On any given day, hundreds of people gathered their daily limits within minutes by wading in ankle- to knee-deep water; with over-sized abundance in wading depth, there was no need to dive. The recreational harvest can aptly be described as a government-sanctioned lolly scramble.

The downside was, the recreational harvest during the three-month opening exceeded the set allowance seven-fold; based on survey results, yet to be released to the public, while the recreational allowance was five tonnes, the estimated total harvest was 35 tonnes, which was more than the limits on commercial, recreational, and customary harvests combined.

So, does this point to a management problem? Yes, because the management system failed in holding the recreational harvest to the five-tonne allowance. Stated another way, there would be howls of indignation if the total allowable commercial catch had been exceeded seven-fold.

We put our trust in the Minister and his officials to set enforceable harvest levels that ensure fisheries are sustainable. So, is the pāua fishery now at risk? We don’t yet know.

Based on survey results, we do know there are at least 100,000 fewer spawning adult pāua due to recreational over-harvesting, along with added mortality by inappropriate handling of pāua when returning them to the sea.

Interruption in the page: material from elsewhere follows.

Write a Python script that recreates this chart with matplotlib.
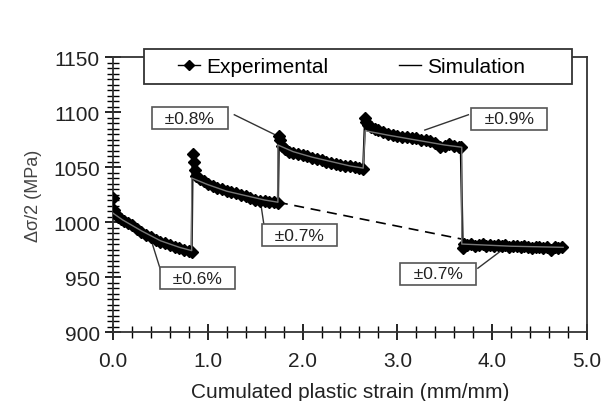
import numpy as np
import matplotlib
matplotlib.use('Agg')
import matplotlib.pyplot as plt
from matplotlib.patches import Rectangle
from matplotlib.ticker import MultipleLocator, FormatStrFormatter

plt.rcParams['font.family'] = ['Liberation Sans', 'DejaVu Sans']

# experimental points (strain, stress amplitude)
exp_x = [0.00, 0.01, 0.03, 0.05, 0.08, 0.12, 0.16, 0.20, 0.25, 0.30, 0.35, 0.40, 0.45, 0.50,
         0.55, 0.60, 0.65, 0.70, 0.75, 0.80, 0.83,
         0.84, 0.85, 0.86, 0.88, 0.92, 0.96, 1.00, 1.05, 1.10, 1.15, 1.20, 1.25, 1.30, 1.35,
         1.40, 1.45, 1.50, 1.55, 1.60, 1.65, 1.70, 1.74,
         1.75, 1.76, 1.78, 1.82, 1.86, 1.90, 1.95, 2.00, 2.05, 2.10, 2.15, 2.20, 2.25, 2.30,
         2.35, 2.40, 2.45, 2.50, 2.55, 2.60, 2.64,
         2.66, 2.67, 2.69, 2.72, 2.76, 2.80, 2.85, 2.90, 2.95, 3.00, 3.05, 3.10, 3.15, 3.20,
         3.25, 3.30, 3.35, 3.40, 3.45, 3.50, 3.55, 3.60, 3.65, 3.67,
         3.69, 3.70, 3.74, 3.78, 3.82, 3.86, 3.90, 3.94, 3.98, 4.02, 4.06, 4.10, 4.14, 4.18,
         4.22, 4.26, 4.30, 4.34, 4.38, 4.42, 4.46, 4.50, 4.54, 4.58, 4.62, 4.66, 4.70, 4.74]
exp_y = [1022, 1011, 1007, 1005, 1003, 1001, 999, 997, 994, 991, 988, 986, 984, 982,
         981, 979, 977, 976, 975, 974, 973,
         1062, 1055, 1047, 1042, 1039, 1037, 1035, 1033, 1031, 1030, 1028, 1027, 1026, 1025,
         1024, 1022, 1020, 1019.5, 1019, 1018.5, 1018, 1017,
         1078, 1075, 1069, 1066, 1064, 1063, 1062, 1061, 1060, 1058, 1057, 1056, 1055, 1054,
         1053, 1052, 1051, 1051, 1050, 1049, 1048,
         1095, 1091, 1088, 1086, 1085, 1084, 1082, 1080, 1079, 1078, 1077, 1077, 1076, 1076,
         1075, 1075, 1074, 1072, 1068, 1069, 1071, 1069, 1068, 1068,
         976, 980, 979, 980, 978, 979, 980, 978, 979, 978, 979, 978, 979, 977,
         978, 978, 977, 978, 977, 976, 977, 977, 976, 977, 975, 977, 976, 977]

# simulation curve
sim_x = [0.00, 0.10, 0.30, 0.50, 0.70, 0.83,
         0.83, 1.00, 1.20, 1.40, 1.60, 1.74,
         1.74, 1.90, 2.10, 2.30, 2.50, 2.64,
         2.66, 2.90, 3.10, 3.30, 3.50, 3.68,
         3.68, 4.20, 4.75]
sim_y = [1008, 1002, 992, 983, 977, 974,
         1040, 1034, 1028, 1024, 1020, 1018,
         1070, 1064, 1059, 1055, 1051, 1049,
         1083, 1079, 1076, 1073, 1070, 1068,
         980, 978, 977]

# dashed link between the two +-0.7% blocks
dash_x = [1.74, 3.68]
dash_y = [1018, 984.5]

# labels: text, box centre, leader start, leader end
labels = ['±0.6%', '±0.7%', '±0.8%', '±0.9%', '±0.7%']
label_pos = [(0.89, 949), (1.97, 988), (0.81, 1094.4), (4.18, 1094), (3.43, 953)]
leader_from = [(0.51, 954), (1.60, 993), (1.28, 1097.5), (3.75, 1097.5), (3.85, 958)]
leader_to = [(0.41, 981.5), (1.56, 1016.4), (1.73, 1078.5), (3.29, 1083.6), (4.12, 975.5)]

fig = plt.figure(figsize=(6.05, 4.02), dpi=100)
ax = fig.add_axes([0.1868, 0.1716, 0.7832, 0.6841])

ax.plot(exp_x, exp_y, color='black', lw=1.6, marker='D', ms=6, mec='black',
        mfc='black', label='Experimental', zorder=3)
ax.plot(sim_x, sim_y, color='#777777', lw=1.0, label='Simulation', zorder=4)
ax.plot(dash_x, dash_y, color='black', lw=1.2, dashes=(6, 4), zorder=2)

for txt, pos, p0, p1 in zip(labels, label_pos, leader_from, leader_to):
    ax.plot([p0[0], p1[0]], [p0[1], p1[1]], color='#333333', lw=1.0, zorder=2)
    ax.text(pos[0], pos[1], '  ' + txt + '  ', fontsize=12.5, ha='center', va='center',
            color='#222222',
            bbox=dict(boxstyle='square,pad=0.2', fc='white', ec='#555555', lw=1.2), zorder=5)

ax.set_xlim(0, 5)
ax.set_ylim(900, 1150)
ax.xaxis.set_major_locator(MultipleLocator(1.0))
ax.xaxis.set_minor_locator(MultipleLocator(0.2))
ax.yaxis.set_major_locator(MultipleLocator(50))
ax.yaxis.set_minor_locator(MultipleLocator(5))
ax.xaxis.set_major_formatter(FormatStrFormatter('%.1f'))
ax.tick_params(which='major', direction='inout', length=12, width=1.2, labelsize=15,
               labelcolor='#222222', right=False, top=False)
ax.tick_params(which='minor', direction='inout', length=8, width=1.0, right=False, top=False)
ax.tick_params(axis='x', pad=8)
for s in ax.spines.values():
    s.set_linewidth(1.3)
    s.set_color('#333333')

ax.set_xlabel('Cumulated plastic strain (mm/mm)', fontsize=15, color='#222222', labelpad=8)
ax.set_ylabel('Δσ/2 (MPa)', fontsize=13, color='#444444', labelpad=8)

# legend frame drawn over the top spine
ax.add_patch(Rectangle((0.065, 0.902), 0.903, 0.127, transform=ax.transAxes, fc='white',
                       ec='#333333', lw=1.3, clip_on=False, zorder=6))
leg = ax.legend(loc='center left', bbox_to_anchor=(0.137, 0.965), ncol=2, frameon=False,
                fontsize=15, handlelength=1.05, handletextpad=0.3, columnspacing=3.4,
                borderaxespad=0, borderpad=0)
leg.set_zorder(7)
for h in leg.legend_handles:
    h.set_color('black')
    h.set_linewidth(1.0)
    h.set_markersize(5)

fig.savefig('out.png', dpi=100)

The abundant large-sized pāua easily harvested in wading depth was due to the uplift, not so much the rebuild over the five-year closure. So, there may well be sustainability risk if this added volume of spawning biomass is allowed to be harvested annually from the fishery.

What of the future?

What is clear is that the local community and nonlocals alike value the harvest of pāua in wading depth. Management measures must change to ensure this segment of the fishery remains sustainable.

Fish Mainland is working collaboratively with the Kaikoura community and Fisheries New Zealand to improve the management of this highly valued resource, given changing circumstances and the information on recreational over-harvest.